After establishing the overall strategy and the tactics needed to carry out that strategy, the sheet begins to focus in on the company level tasks needed to bring this plan to life. It looks at what tasks and skills the firefighters on each company are expected to carry out as part of this operation.

The instructions in this section are simple, explain the specific actions of the companies / positions listed.

Because our initial tactical box is made up of two engine and two truck companies, the form that I use lists the companies as first in engine, first in truck, second in engine and second in truck. Obviously, you can modify this to fit your individual department’s response model.

The expectation here is that the firefighter lists the actions and task level skills that the company must carry out to meet their assigned tactical objectives.

Command Considerations

This is the last section on the form and is really designed to get the firefighter completing the sheet to think about the things that the incident commander is considering during the operations.

As I mentioned previously, you can complete
this form from your perspective or from the perspective of someone in another position. Either way, this section asks the firefighter or company officer to think about the incident from the perspective of the incident commander.

Hopefully, it will begin to spur some thought on the strategic and tactical decisions leading up to the assignment of the task level skills that they carry out during an operation.

Conclusion

The design of this exercise and sheet sets out to address two basic concepts for those who are completing it. First is the consideration of how we arrive at the plan for a particular incident and secondly to create an opportunity for thought and discussion on what others are doing on the fire ground.

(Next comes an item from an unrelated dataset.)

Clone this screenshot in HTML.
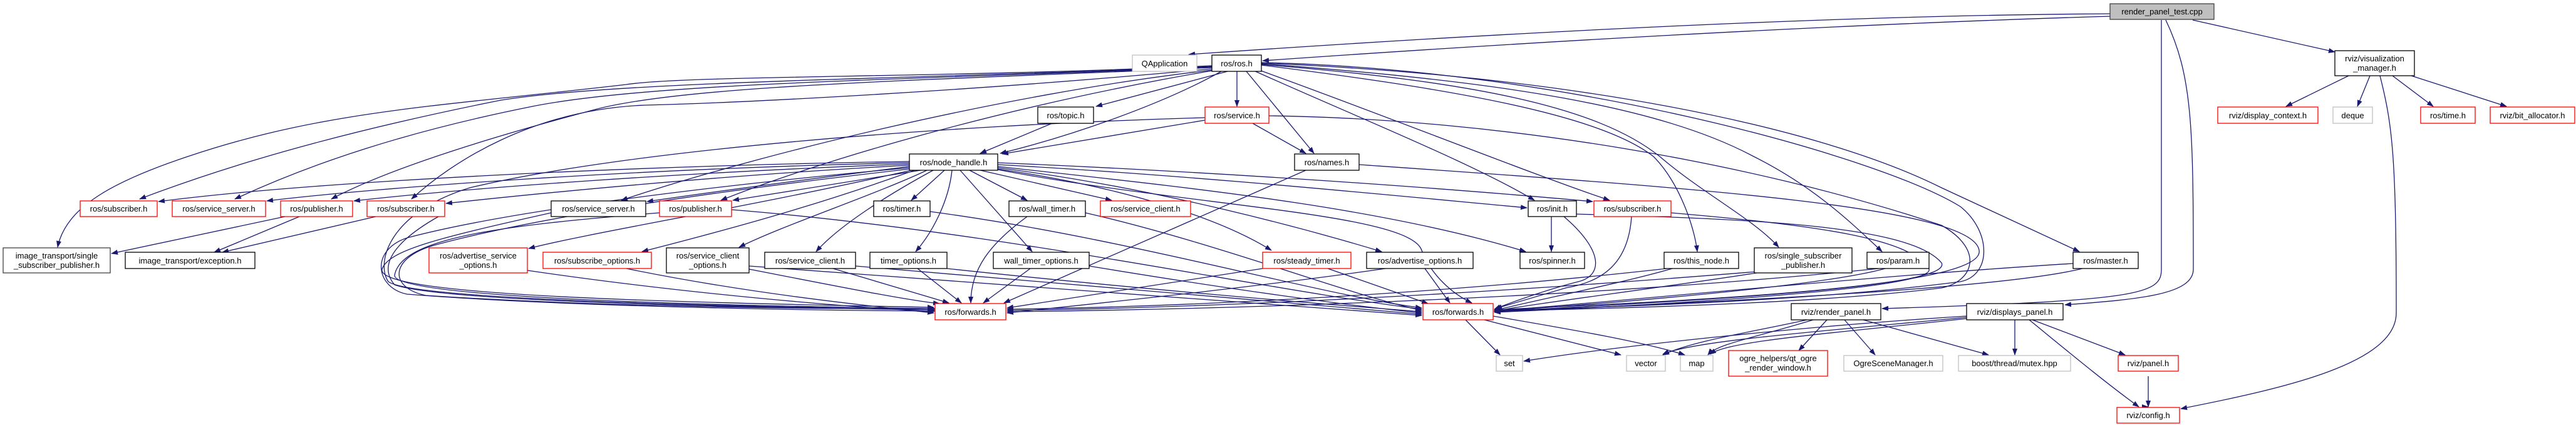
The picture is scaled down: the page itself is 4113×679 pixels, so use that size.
<!DOCTYPE html>
<html><head><meta charset="utf-8"><style>
html,body{margin:0;padding:0;background:#fff;}
svg{display:block;}
text{font-family:"Liberation Sans",sans-serif;font-size:13px;fill:#000;}
.e{fill:none;stroke:#191970;stroke-width:1.3;}
.b{fill:#fff;stroke:#000;stroke-width:1.3;}
.r{fill:#fff;stroke:#ff0000;stroke-width:1.3;}
.g{fill:#fff;stroke:#bfbfbf;stroke-width:1.3;}
</style></head><body>
<svg width="4113" height="679" viewBox="0 0 4113 679" xmlns="http://www.w3.org/2000/svg">
<defs><marker id="a" markerUnits="userSpaceOnUse" markerWidth="11" markerHeight="8" refX="10" refY="4" orient="auto"><path d="M0,0 L11,4 L0,8 z" fill="#191970"/></marker></defs>
<g class="e" marker-end="url(#a)">
<!-- root -->
<path d="M3369,22 C3000,24 2500,45 1898,87"/>
<path d="M3369,26 C2900,40 2400,70 2016,97"/>
<path d="M3501,32 L3728,83"/>
<path d="M3451,32 L3451,430 C3451,470 3420,480 3005,493"/>
<path d="M3458,32 C3500,120 3502,200 3502,430 C3502,470 3420,478 3297,487"/>
<!-- vis manager -->
<path d="M3750,121 L3650,170"/>
<path d="M3784,121 L3764,170"/>
<path d="M3820,121 L3885,170"/>
<path d="M3850,121 L4002,170"/>
<path d="M3800,121 C3820,200 3826,250 3826,500 C3826,580 3650,620 3482,653"/>
<!-- displays panel -->
<path d="M3217,511 L3217,567"/>
<path d="M3245,511 L3393,567"/>
<path d="M3240,511 C3300,560 3360,610 3415,650"/>
<path d="M3430,650 L3430,650"/>
<path d="M3430,601 L3430,650"/>
<path d="M3140,505 C2900,520 2600,550 2433,577"/>
<path d="M3140,507 C2900,530 2700,545 2655,566"/>
<path d="M3140,509 C2900,535 2760,545 2730,566"/>
<!-- render panel -->
<path d="M2885,511 C2800,530 2700,545 2655,567"/>
<path d="M2895,511 C2800,540 2740,550 2727,567"/>
<path d="M2917,511 L2872,560"/>
<path d="M2945,511 L2994,567"/>
<path d="M2975,511 L3175,567"/>
<!-- forwards right -->
<path d="M2340,511 L2395,567"/>
<path d="M2370,511 L2588,567"/>
<path d="M2384,505 C2500,525 2620,545 2690,567"/>
<!-- ros.h -->
<path d="M1960,114 L1750,170"/>
<path d="M1975,114 L1975,170"/>
<path d="M1950,114 C1850,170 1700,220 1597,245"/>
<path d="M1990,114 L2098,245"/>
<path d="M2000,112 C2150,180 2350,260 2450,320"/>
<path d="M2005,110 C2200,180 2450,280 2570,320"/>
<path d="M2014,104 C2300,140 2550,180 2640,250 C2680,290 2705,360 2710,402"/>
<path d="M2014,103 C2350,130 2550,170 2650,250 C2720,310 2800,350 2840,395"/>
<path d="M2014,102 C2400,130 2650,170 2800,250 C2900,300 2960,360 3005,402"/>
<path d="M2014,101 C2500,120 2900,200 3100,300 L3320,402"/>
<path d="M2014,100 C2500,110 3000,250 3130,330 C3180,370 3180,440 3130,450 C2900,480 2600,490 2386,496"/>
<path d="M1935,105 C1500,125 1100,120 1000,135 C700,170 520,176 300,250 C180,290 105,331 92,395"/>
<path d="M1935,106 C1500,126 1000,128 800,160 C600,200 400,250 223,318"/>
<path d="M1935,107 C1500,127 1050,130 850,170 C650,210 500,260 375,318"/>
<path d="M1935,108 C1500,128 1100,135 950,175 C780,220 620,270 529,318"/>
<path d="M1935,110 C1500,150 1150,165 1030,168 C850,175 720,260 657,318"/>
<path d="M1935,112 C1600,150 1200,250 992,320"/>
<path d="M1935,113 C1600,170 1300,260 1151,320"/>
<!-- service.h / topic.h -->
<path d="M1924,192 L1600,246"/>
<path d="M2000,197 L2085,245"/>
<path d="M1680,197 L1565,245"/>
<path d="M2026,185 C2400,190 2800,260 3100,360 C3170,400 3150,450 3100,460 C2900,485 2600,492 2386,497"/>
<path d="M1924,188 C1500,200 1000,240 750,300 C620,340 600,420 620,450 C660,480 1200,490 1493,495"/>
<!-- node_handle -->
<path d="M1452,258 C1000,265 500,290 253,322"/>
<path d="M1452,260 C1000,270 600,300 426,321"/>
<path d="M1452,262 C1100,275 750,300 565,321"/>
<path d="M1452,264 C1150,280 850,310 712,325"/>
<path d="M1452,266 C1300,285 1150,305 1033,322"/>
<path d="M1470,272 L1170,320"/>
<path d="M1455,272 C1200,330 950,370 844,397"/>
<path d="M1460,272 C1300,330 1150,370 1025,402"/>
<path d="M1480,272 C1400,310 1250,360 1180,395"/>
<path d="M1490,272 C1420,310 1340,360 1303,402"/>
<path d="M1508,272 L1455,320"/>
<path d="M1520,272 C1515,320 1490,370 1462,402"/>
<path d="M1548,272 L1640,320"/>
<path d="M1533,272 L1648,402"/>
<path d="M1565,272 L1775,320"/>
<path d="M1593,270 C1800,300 1950,350 2030,400"/>
<path d="M1593,268 C1850,300 2100,370 2206,402"/>
<path d="M1593,266 C1900,300 2200,330 2436,402"/>
<path d="M1593,263 C1900,280 2200,310 2438,332"/>
<path d="M1593,260 C1950,275 2300,300 2543,322"/>
<path d="M1593,271 C1900,330 2250,340 2270,400 C2285,440 2320,470 2350,484"/>
<path d="M1452,268 C1100,300 800,340 650,380 C590,400 600,460 650,470 C900,490 1300,496 1493,497"/>
<path d="M1452,270 C1100,310 850,350 700,390 C620,410 620,460 680,472 C950,490 1300,494 1493,493"/>
<!-- names -->
<path d="M2085,272 L1603,484"/>
<path d="M2170,263 C2700,300 3150,330 3160,400 C3170,460 2700,480 2386,495"/>
<!-- init, subscriber, etc -->
<path d="M2477,346 L2477,402"/>
<path d="M2497,346 C2560,400 2560,440 2520,450 C2480,460 2420,480 2386,494"/>
<path d="M2605,346 C2600,420 2560,450 2500,460 L2388,493"/>
<path d="M2517,342 C2800,350 3050,360 3100,420 C3120,460 2700,480 2386,498"/>
<path d="M2668,340 C2900,360 3050,380 3080,430 C3090,460 2700,485 2386,499"/>
<path d="M2670,429 C2600,450 2450,480 2386,496"/>
<path d="M2805,436 C2650,460 2450,485 2386,497"/>
<path d="M3010,429 C2900,460 2500,490 2386,497"/>
<path d="M3310,421 C3000,440 2600,480 2386,497"/>
<path d="M3325,429 C3200,460 2800,480 2386,498"/>
<path d="M2670,428 C2300,470 1900,490 1608,494"/>
<path d="M2805,434 C2300,475 1900,492 1608,496"/>
<path d="M3000,429 C2500,480 1900,495 1608,498"/>
<!-- left lower -->
<path d="M455,346 L178,405"/>
<path d="M478,346 L342,403"/>
<path d="M600,346 L355,403"/>
<path d="M880,340 C700,380 620,400 610,430 C600,470 1000,482 1491,491"/>
<path d="M1053,340 C800,360 640,380 630,440 C630,475 1100,488 1491,493"/>
<path d="M700,346 C640,380 600,420 630,455 C700,480 1100,490 1491,495"/>
<path d="M842,432 C1100,470 1350,490 1491,498"/>
<path d="M1000,429 C1200,470 1400,490 1491,500"/>
<path d="M1196,430 C1350,460 1450,480 1500,485"/>
<path d="M1330,429 L1515,484"/>
<path d="M1465,429 L1535,484"/>
<path d="M1645,429 L1570,484"/>
<path d="M1640,346 C1580,390 1550,430 1550,484"/>
<path d="M2016,429 L1608,492"/>
<path d="M2120,429 L2280,485"/>
<path d="M2275,429 L2315,484"/>
<path d="M2212,429 C2000,460 1700,490 1608,500"/>
<path d="M1485,338 C1800,380 2100,470 2270,492"/>
<path d="M1168,335 C1600,370 2000,460 2270,494"/>
<path d="M1733,340 C1950,390 2150,470 2270,496"/>
<path d="M1512,429 C1800,460 2100,485 2270,498"/>
<path d="M1739,425 C1950,460 2150,488 2270,500"/>
<path d="M1366,425 C1800,460 2100,488 2270,502"/>
<path d="M1196,425 C1700,460 2100,490 2270,504"/>
</g>
<!-- nodes -->
<g>
<rect x="3369" y="6" width="166" height="25" style="fill:#bfbfbf;stroke:#404040;stroke-width:1.3"/><text x="3452" y="23" text-anchor="middle">render_panel_test.cpp</text>
<rect class="g" x="1808" y="88" width="103" height="26"/><text x="1859.5" y="106" text-anchor="middle">QApplication</text>
<rect class="b" x="1935" y="88" width="79" height="26"/><text x="1974.5" y="106" text-anchor="middle">ros/ros.h</text>
<rect class="b" x="3728" y="81" width="127" height="40"/><text x="3791.5" y="98" text-anchor="middle">rviz/visualization</text><text x="3791.5" y="113" text-anchor="middle">_manager.h</text>
<rect class="b" x="1657" y="171" width="89" height="26"/><text x="1701.5" y="189" text-anchor="middle">ros/topic.h</text>
<rect class="r" x="1924" y="171" width="102" height="26"/><text x="1975" y="189" text-anchor="middle">ros/service.h</text>
<rect class="r" x="3541" y="171" width="160" height="26"/><text x="3621" y="189" text-anchor="middle">rviz/display_context.h</text>
<rect class="g" x="3725" y="171" width="63" height="26"/><text x="3756.5" y="189" text-anchor="middle">deque</text>
<rect class="r" x="3865" y="171" width="87" height="26"/><text x="3908.5" y="189" text-anchor="middle">ros/time.h</text>
<rect class="r" x="3976" y="171" width="135" height="26"/><text x="4043.5" y="189" text-anchor="middle">rviz/bit_allocator.h</text>
<rect class="b" x="1452" y="246" width="141" height="26"/><text x="1522.5" y="264" text-anchor="middle">ros/node_handle.h</text>
<rect class="b" x="2067" y="246" width="103" height="26"/><text x="2118.5" y="264" text-anchor="middle">ros/names.h</text>
<rect class="r" x="128" y="321" width="123" height="25"/><text x="189.5" y="338" text-anchor="middle">ros/subscriber.h</text>
<rect class="r" x="275" y="321" width="149" height="25"/><text x="349.5" y="338" text-anchor="middle">ros/service_server.h</text>
<rect class="r" x="448" y="321" width="115" height="25"/><text x="505.5" y="338" text-anchor="middle">ros/publisher.h</text>
<rect class="r" x="586" y="321" width="124" height="25"/><text x="648" y="338" text-anchor="middle">ros/subscriber.h</text>
<rect class="b" x="880" y="321" width="151" height="25"/><text x="955.5" y="338" text-anchor="middle">ros/service_server.h</text>
<rect class="r" x="1053" y="321" width="115" height="25"/><text x="1110.5" y="338" text-anchor="middle">ros/publisher.h</text>
<rect class="b" x="1395" y="321" width="90" height="25"/><text x="1440" y="338" text-anchor="middle">ros/timer.h</text>
<rect class="b" x="1611" y="321" width="122" height="25"/><text x="1672" y="338" text-anchor="middle">ros/wall_timer.h</text>
<rect class="r" x="1757" y="321" width="144" height="25"/><text x="1829" y="338" text-anchor="middle">ros/service_client.h</text>
<rect class="b" x="2440" y="321" width="77" height="25"/><text x="2478.5" y="338" text-anchor="middle">ros/init.h</text>
<rect class="r" x="2545" y="321" width="123" height="25"/><text x="2606.5" y="338" text-anchor="middle">ros/subscriber.h</text>
<rect x="5" y="396" width="171" height="40" style="fill:#fff;stroke:#404040;stroke-width:1.3"/><text x="90.5" y="413" text-anchor="middle">image_transport/single</text><text x="90.5" y="428" text-anchor="middle">_subscriber_publisher.h</text>
<rect class="b" x="200" y="403" width="207" height="26"/><text x="303.5" y="421" text-anchor="middle">image_transport/exception.h</text>
<rect class="r" x="685" y="396" width="157" height="40"/><text x="763.5" y="413" text-anchor="middle">ros/advertise_service</text><text x="763.5" y="428" text-anchor="middle">_options.h</text>
<rect class="r" x="867" y="403" width="173" height="26"/><text x="953.5" y="421" text-anchor="middle">ros/subscribe_options.h</text>
<rect class="b" x="1064" y="396" width="132" height="40"/><text x="1130" y="413" text-anchor="middle">ros/service_client</text><text x="1130" y="428" text-anchor="middle">_options.h</text>
<rect class="b" x="1221" y="403" width="145" height="26"/><text x="1293.5" y="421" text-anchor="middle">ros/service_client.h</text>
<rect class="b" x="1389" y="403" width="123" height="26"/><text x="1450.5" y="421" text-anchor="middle">timer_options.h</text>
<rect class="b" x="1586" y="403" width="153" height="26"/><text x="1662.5" y="421" text-anchor="middle">wall_timer_options.h</text>
<rect class="r" x="2016" y="403" width="141" height="26"/><text x="2086.5" y="421" text-anchor="middle">ros/steady_timer.h</text>
<rect class="b" x="2182" y="403" width="170" height="26"/><text x="2267" y="421" text-anchor="middle">ros/advertise_options.h</text>
<rect class="b" x="2427" y="403" width="103" height="26"/><text x="2478.5" y="421" text-anchor="middle">ros/spinner.h</text>
<rect class="b" x="2657" y="403" width="119" height="26"/><text x="2716.5" y="421" text-anchor="middle">ros/this_node.h</text>
<rect class="b" x="2801" y="396" width="156" height="40"/><text x="2879" y="413" text-anchor="middle">ros/single_subscriber</text><text x="2879" y="428" text-anchor="middle">_publisher.h</text>
<rect class="b" x="2981" y="403" width="99" height="26"/><text x="3030.5" y="421" text-anchor="middle">ros/param.h</text>
<rect class="b" x="3310" y="403" width="104" height="26"/><text x="3362" y="421" text-anchor="middle">ros/master.h</text>
<rect class="r" x="1493" y="485" width="113" height="26"/><text x="1549.5" y="503" text-anchor="middle">ros/forwards.h</text>
<rect class="r" x="2272" y="485" width="112" height="26"/><text x="2328" y="503" text-anchor="middle">ros/forwards.h</text>
<rect class="b" x="2860" y="485" width="143" height="26"/><text x="2931.5" y="503" text-anchor="middle">rviz/render_panel.h</text>
<rect class="b" x="3140" y="485" width="154" height="26"/><text x="3217" y="503" text-anchor="middle">rviz/displays_panel.h</text>
<rect class="g" x="2389" y="568" width="42" height="25"/><text x="2410" y="585" text-anchor="middle">set</text>
<rect class="g" x="2597" y="568" width="62" height="25"/><text x="2628" y="585" text-anchor="middle">vector</text>
<rect class="g" x="2683" y="568" width="52" height="25"/><text x="2709" y="585" text-anchor="middle">map</text>
<rect class="r" x="2760" y="560" width="158" height="41"/><text x="2839" y="577" text-anchor="middle">ogre_helpers/qt_ogre</text><text x="2839" y="592" text-anchor="middle">_render_window.h</text>
<rect class="g" x="2944" y="568" width="158" height="25"/><text x="3023" y="585" text-anchor="middle">OgreSceneManager.h</text>
<rect class="g" x="3127" y="568" width="179" height="25"/><text x="3216.5" y="585" text-anchor="middle">boost/thread/mutex.hpp</text>
<rect class="r" x="3382" y="568" width="96" height="25"/><text x="3430" y="585" text-anchor="middle">rviz/panel.h</text>
<rect class="r" x="3380" y="651" width="100" height="25"/><text x="3430" y="668" text-anchor="middle">rviz/config.h</text>
</g>
</svg>
</body></html>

My hope here is that we start to think about the incident from different perspectives and levels, and in turn further develop and hone our personal incident clocks and tactical discipline models we chose to employ.

It’s designed to be a basic tool to start the process, get people thinking and a discussion going, and be a tool that can be expanded upon with a variety of other training opportunities.

Hopefully, you find it helpful and will adapt it to best benefit your situation, department and personnel.